Despite its proximity to the Atlantic front, the county was relatively spared from the Hundred Years' War. At the end of April 1429, Joan of Arc stayed in the Blois Castle before liberating Orléans, then occupied by the English.

Although they were handed down as an apanage within the house of Valois, the counties of Blois and Orléans did not formally enter the Crown's domain until 1498 when Count Louis II of Orléans was crowned King of France as Louis XII, and naturally established his court in Blois that year. He was thus the last hereditary count of Blois.

=== Continuity ===

In 1498, the county was integrated into the royal domain with the former county of Orléans, thus creating the Orléanais province. By setting up his court in Blois, King Louis XII not only invited his court's nobles to the banks of the Loire but also made Bloisian the cradle of the French Renaissance. The county became considerably richer, and a new castle was built in Blois. The treaty of Blois was signed there in 1504. By 1516, newly King François I ordered the conception of an ideal city, a "new Rome" -today known as Romorantin-, but it was aborted after the Leonardo da Vinci's death in 1519. Then began the construction of a huge annex castle dedicated to hunting in the forest of Chambord, in place of the old fortress built under the counts in the 10th century. This lasted for almost 25 years, until 1544. Later, another sovereign took the same type of decision by converting a hunting lodge into a sumptuous palace: King Louis XIV. Nevertheless, if the Sun King wished to leave the capital, King François I left Bloisian from 1526 to install his court in Paris. Since then, this move as well as the loss of the title of count relegated Blois to a simple provincial town.

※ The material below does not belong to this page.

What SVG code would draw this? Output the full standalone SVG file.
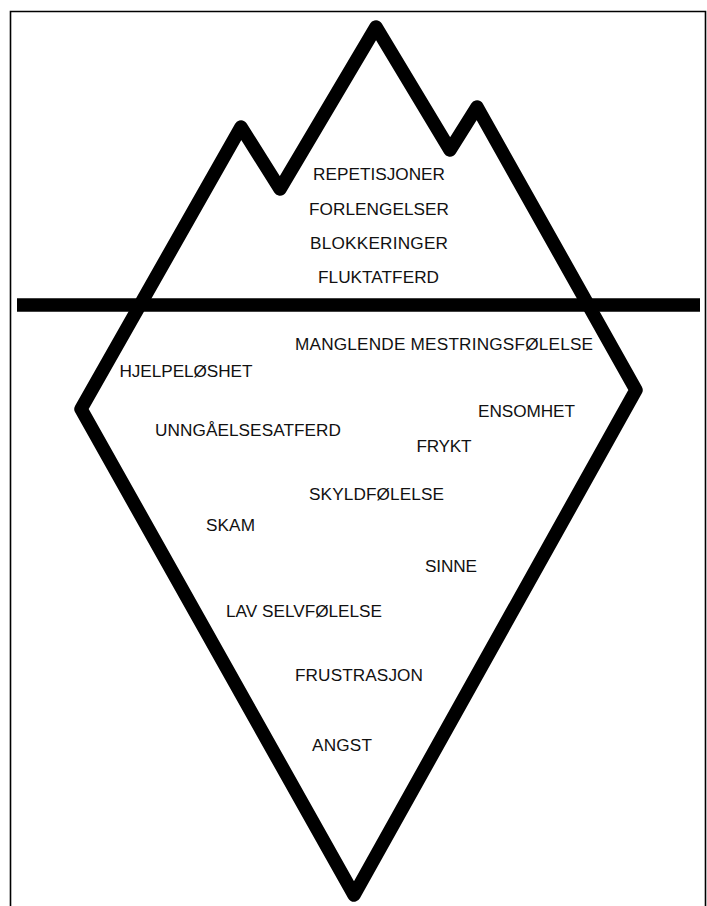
<svg xmlns="http://www.w3.org/2000/svg" width="707" height="906" viewBox="0 0 707 906">
<style>
.ice{fill:none;stroke:#000;stroke-width:13.5;stroke-linejoin:round;stroke-linecap:round}
.frame{fill:none;stroke:#000;stroke-width:1.6}
text{font-family:"Liberation Sans",Arial,sans-serif;font-size:17.2px;fill:#111}
.c{text-anchor:middle}
</style>
<rect width="707" height="906" fill="#fff"/>
<path class="frame" d="M10.5,915 V11.5 H705.5 V915"/>
<g id="iceberg">
<path class="ice" d="M241,127 L280,189 L376,27 L450,150 L477,107 L636,390 L354,895 L81,409 Z"/>
</g>
<g id="connectors">
<line x1="17" y1="305" x2="700" y2="305" stroke="#000" stroke-width="13.5"/>
</g>
<g id="above">
<text class="c" x="379" y="180" textLength="132">REPETISJONER</text>
<text class="c" x="379" y="215" textLength="140">FORLENGELSER</text>
<text class="c" x="379" y="249" textLength="138">BLOKKERINGER</text>
<text class="c" x="378.5" y="283" textLength="121">FLUKTATFERD</text>
</g>
<g id="below">
<text x="295" y="350" textLength="298">MANGLENDE MESTRINGSFØLELSE</text>
<text x="119.5" y="377" textLength="133">HJELPELØSHET</text>
<text x="478" y="417" textLength="97">ENSOMHET</text>
<text x="155" y="436" textLength="186">UNNGÅELSESATFERD</text>
<text x="416.5" y="452" textLength="55">FRYKT</text>
<text x="309" y="500" textLength="135">SKYLDFØLELSE</text>
<text x="206" y="531" textLength="49">SKAM</text>
<text x="425" y="572" textLength="52">SINNE</text>
<text x="226" y="617" textLength="156">LAV SELVFØLELSE</text>
<text x="295" y="681" textLength="128">FRUSTRASJON</text>
<text x="312" y="751" textLength="60">ANGST</text>
</g>
</svg>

In 1626, Duke Gaston of Anjou, third son of King Henry IV, married -not without regret- the rich duchess of Montpensier, Marie de Bourbon, imposed on him by Richelieu. He thus received the duchies of Orleans and Chartres as an apanage, as well as Blois, which was again raised to an independent county. His reign was marked by his motivation to renovate multiple castles within Sologne. After the Fronde, Duke Gaston d'Orléans, as he was called from then on, was assigned to that of Blois from 1652 and died in 1660 in his newly built residence in Blois-Vienne. In accordance with the appanagist tradition, his titles were transferred to Duke Philippe, King Louis XIV's younger brother, but His Majesty decided not to grant him Blois as a county. The county was thus attached once again to the royal domain.

Since that time, Bloisian no longer depends directly on the Duchy of Orléans, but remains administratively attached to the Orléanais province.

Right after the French Revolution, the department of Loir-et-Cher was created in 1790, more or less following the last borders of the county, including the cantons of Vendôme and Romorantin.